Before the Supreme Court, lawyers for Grossman requested the release of their client. He was opposed by lawyers for the Department of Justice, who supported the district court. The United States Attorney General, who appeared before the Court supporting the President's power to pardon, was Harlan Fiske Stone, who would go on to replace Justice McKenna within a few months of oral argument.

==Decision==
Chief Justice William Howard Taft, writing for a unanimous Court, rejected the arguments of the district court and ordered Grossman to be freed.

Firstly, examining the history of the pardon power, Taft looked to the common law and the monarchy of England, where, he noted, monarchs "had always exercised the power to pardon contempts of court," just like ordinary crimes, and, just as in the United States, civil and criminal contempt existed. A distinction between civil and criminal contempt was made: civil contempt was remedial for the contemnor, and pardons cannot stop it. While criminal contempt is punitive, serving a deterring effect against transgression of court orders.
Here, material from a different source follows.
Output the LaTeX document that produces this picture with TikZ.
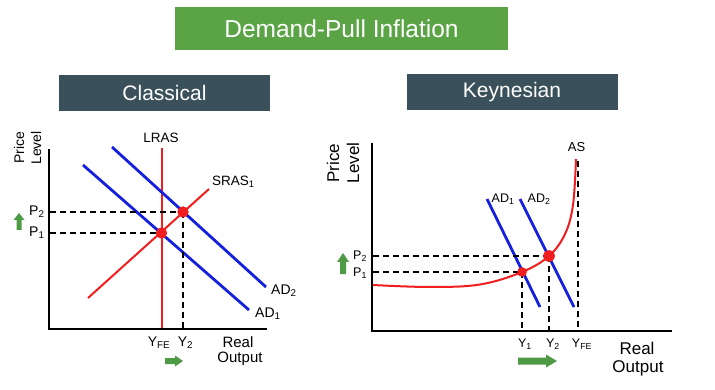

He next looked at the proceedings of the Constitutional Convention and how the pardon clause had originated in the Committee of Detail, was refined by the Committee on Style, and was ultimately added to the Constitution, as it now stands: "And he shall have power to grant reprieves and pardons for offenses against the United States except in cases of impeachment."

Referring to United States v. Hudson, Taft then rejected the idea that the offenses covered by the pardon clause extended only to those for which the Congress had defined as crimes, and he instead looked at the plain meaning of the words "offenses against the United States:"
Nothing in the ordinary meaning of the words 'offenses against the United States' excludes criminal contempts.
— William Howard Taft

Taft further determined that the pardon power had been exercised many times with regard to criminal contempt (over 85 years, the pardoning power had been used 27 times) and cited opinions by Attorneys General Henry D. Gilpin, John Nelson, John Y. Mason, and William H. H. Miller; along with statements by Attorneys General Philander C. Knox and Harry M. Daugherty. The weight of longstanding practice could not be ignored, stated Taft, and served to bolster the argument that the usage of the pardon power was not incorrect.

Finally, Taft turned to the argument about judicial independence and that the usage of the power of pardon here would undermine a functioning judiciary. Cognizant that the Constitution allowed for separation of powers, he determined that the system of checks and balances allowed for the discretion of the President in determining the use of the pardon power insofar as it pertained to criminal contempt. After all, criminal contempt does not require the restraint of a jury, and as such, it is possible that a mistake could creep in. and While a president could pardon all criminal contempt, such a thing would be an improbable absurdity. Nevertheless, limits still existed: the pardon can be issued only for contempt that has already occurred, and a capricious President could face impeachment.

Nevertheless, in light of the weight of history, precedent, Constitutional function, and justice, Taft concluded:

The administration of justice by the courts is not necessarily always wise or certainly considerate of circumstances which may properly mitigate guilt. To afford a remedy, it has always been thought essential in popular governments, as well as in monarchies, to vest in some other authority than the courts power to ameliorate or avoid particular criminal judgments. It is a check entrusted to the executive for special cases. To exercise it to the extent of destroying the deterrent effect of judicial punishment would be to prevent it; but whoever is to make it useful must have full discretion to exercise it. Our Constitution confers this discretion on the highest officer in the nation in confidence that he will not abuse it. [...] It goes without saying that nowhere is there a more earnest will to maintain the independence of federal courts and the preservation of every legitimate safeguard of their effectiveness afforded by the Constitution than in this court. But the qualified independence which they fortunately enjoy is not likely to be permanently strengthened by ignoring precedent and practice and minimizing the importance of the co-ordinating checks and balances of the Constitution.

The rule is made absolute and the petitioner is discharged.